┌─ Provided data
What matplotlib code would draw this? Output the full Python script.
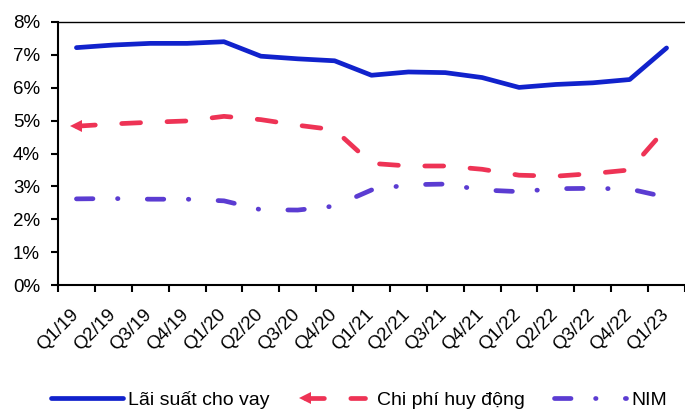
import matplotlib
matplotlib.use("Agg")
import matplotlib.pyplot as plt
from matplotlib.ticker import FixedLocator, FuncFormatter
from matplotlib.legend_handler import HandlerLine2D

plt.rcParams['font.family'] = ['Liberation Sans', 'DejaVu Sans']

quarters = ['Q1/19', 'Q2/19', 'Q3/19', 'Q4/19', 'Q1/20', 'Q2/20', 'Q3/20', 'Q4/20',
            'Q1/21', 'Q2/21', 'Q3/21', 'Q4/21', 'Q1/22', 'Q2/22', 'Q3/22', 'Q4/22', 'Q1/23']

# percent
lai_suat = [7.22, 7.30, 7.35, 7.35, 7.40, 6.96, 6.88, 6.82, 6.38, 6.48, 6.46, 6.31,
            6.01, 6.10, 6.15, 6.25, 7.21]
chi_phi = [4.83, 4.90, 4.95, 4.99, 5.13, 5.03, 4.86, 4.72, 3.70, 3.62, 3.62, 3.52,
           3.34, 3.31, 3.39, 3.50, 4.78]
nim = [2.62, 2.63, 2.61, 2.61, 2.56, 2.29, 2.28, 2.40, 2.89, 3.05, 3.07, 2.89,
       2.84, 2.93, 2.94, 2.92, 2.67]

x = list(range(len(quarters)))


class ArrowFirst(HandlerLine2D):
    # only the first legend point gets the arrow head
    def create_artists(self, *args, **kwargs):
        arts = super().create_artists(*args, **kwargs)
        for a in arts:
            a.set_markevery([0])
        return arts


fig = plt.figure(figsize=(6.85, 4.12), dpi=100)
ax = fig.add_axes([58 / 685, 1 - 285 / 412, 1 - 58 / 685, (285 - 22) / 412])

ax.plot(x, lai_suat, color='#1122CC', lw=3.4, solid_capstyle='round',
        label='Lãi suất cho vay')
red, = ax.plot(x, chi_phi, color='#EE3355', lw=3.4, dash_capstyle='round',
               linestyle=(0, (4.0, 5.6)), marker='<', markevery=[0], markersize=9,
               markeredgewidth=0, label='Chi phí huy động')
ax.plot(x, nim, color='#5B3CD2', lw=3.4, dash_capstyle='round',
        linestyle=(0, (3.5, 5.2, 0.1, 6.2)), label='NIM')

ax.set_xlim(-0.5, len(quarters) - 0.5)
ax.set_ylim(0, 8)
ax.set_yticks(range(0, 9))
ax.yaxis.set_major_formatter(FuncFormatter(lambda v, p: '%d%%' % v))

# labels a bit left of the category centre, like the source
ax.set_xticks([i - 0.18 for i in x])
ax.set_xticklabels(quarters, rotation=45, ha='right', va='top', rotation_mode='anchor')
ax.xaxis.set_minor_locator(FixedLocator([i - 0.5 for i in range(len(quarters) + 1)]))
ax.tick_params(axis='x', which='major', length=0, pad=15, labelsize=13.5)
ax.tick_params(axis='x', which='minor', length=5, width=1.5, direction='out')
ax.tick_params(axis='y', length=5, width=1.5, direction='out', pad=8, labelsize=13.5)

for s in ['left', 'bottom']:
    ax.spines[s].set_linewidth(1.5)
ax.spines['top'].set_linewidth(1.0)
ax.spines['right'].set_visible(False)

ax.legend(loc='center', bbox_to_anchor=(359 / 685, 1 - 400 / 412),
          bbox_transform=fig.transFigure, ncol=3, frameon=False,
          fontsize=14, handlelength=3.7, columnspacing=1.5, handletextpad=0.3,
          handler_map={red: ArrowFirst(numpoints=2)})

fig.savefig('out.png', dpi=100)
└─
Requirement | Every line above should be returned word for word, with the pictures left behind.

Result of the exercise |
What matplotlib code would draw this? Output the full Python script.
import matplotlib
matplotlib.use("Agg")
import matplotlib.pyplot as plt
from matplotlib.ticker import FixedLocator, FuncFormatter
from matplotlib.legend_handler import HandlerLine2D

plt.rcParams['font.family'] = ['Liberation Sans', 'DejaVu Sans']

quarters = ['Q1/19', 'Q2/19', 'Q3/19', 'Q4/19', 'Q1/20', 'Q2/20', 'Q3/20', 'Q4/20',
            'Q1/21', 'Q2/21', 'Q3/21', 'Q4/21', 'Q1/22', 'Q2/22', 'Q3/22', 'Q4/22', 'Q1/23']

# percent
lai_suat = [7.22, 7.30, 7.35, 7.35, 7.40, 6.96, 6.88, 6.82, 6.38, 6.48, 6.46, 6.31,
            6.01, 6.10, 6.15, 6.25, 7.21]
chi_phi = [4.83, 4.90, 4.95, 4.99, 5.13, 5.03, 4.86, 4.72, 3.70, 3.62, 3.62, 3.52,
           3.34, 3.31, 3.39, 3.50, 4.78]
nim = [2.62, 2.63, 2.61, 2.61, 2.56, 2.29, 2.28, 2.40, 2.89, 3.05, 3.07, 2.89,
       2.84, 2.93, 2.94, 2.92, 2.67]

x = list(range(len(quarters)))


class ArrowFirst(HandlerLine2D):
    # only the first legend point gets the arrow head
    def create_artists(self, *args, **kwargs):
        arts = super().create_artists(*args, **kwargs)
        for a in arts:
            a.set_markevery([0])
        return arts


fig = plt.figure(figsize=(6.85, 4.12), dpi=100)
ax = fig.add_axes([58 / 685, 1 - 285 / 412, 1 - 58 / 685, (285 - 22) / 412])

ax.plot(x, lai_suat, color='#1122CC', lw=3.4, solid_capstyle='round',
        label='Lãi suất cho vay')
red, = ax.plot(x, chi_phi, color='#EE3355', lw=3.4, dash_capstyle='round',
               linestyle=(0, (4.0, 5.6)), marker='<', markevery=[0], markersize=9,
               markeredgewidth=0, label='Chi phí huy động')
ax.plot(x, nim, color='#5B3CD2', lw=3.4, dash_capstyle='round',
        linestyle=(0, (3.5, 5.2, 0.1, 6.2)), label='NIM')

ax.set_xlim(-0.5, len(quarters) - 0.5)
ax.set_ylim(0, 8)
ax.set_yticks(range(0, 9))
ax.yaxis.set_major_formatter(FuncFormatter(lambda v, p: '%d%%' % v))

# labels a bit left of the category centre, like the source
ax.set_xticks([i - 0.18 for i in x])
ax.set_xticklabels(quarters, rotation=45, ha='right', va='top', rotation_mode='anchor')
ax.xaxis.set_minor_locator(FixedLocator([i - 0.5 for i in range(len(quarters) + 1)]))
ax.tick_params(axis='x', which='major', length=0, pad=15, labelsize=13.5)
ax.tick_params(axis='x', which='minor', length=5, width=1.5, direction='out')
ax.tick_params(axis='y', length=5, width=1.5, direction='out', pad=8, labelsize=13.5)

for s in ['left', 'bottom']:
    ax.spines[s].set_linewidth(1.5)
ax.spines['top'].set_linewidth(1.0)
ax.spines['right'].set_visible(False)

ax.legend(loc='center', bbox_to_anchor=(359 / 685, 1 - 400 / 412),
          bbox_transform=fig.transFigure, ncol=3, frameon=False,
          fontsize=14, handlelength=3.7, columnspacing=1.5, handletextpad=0.3,
          handler_map={red: ArrowFirst(numpoints=2)})

fig.savefig('out.png', dpi=100)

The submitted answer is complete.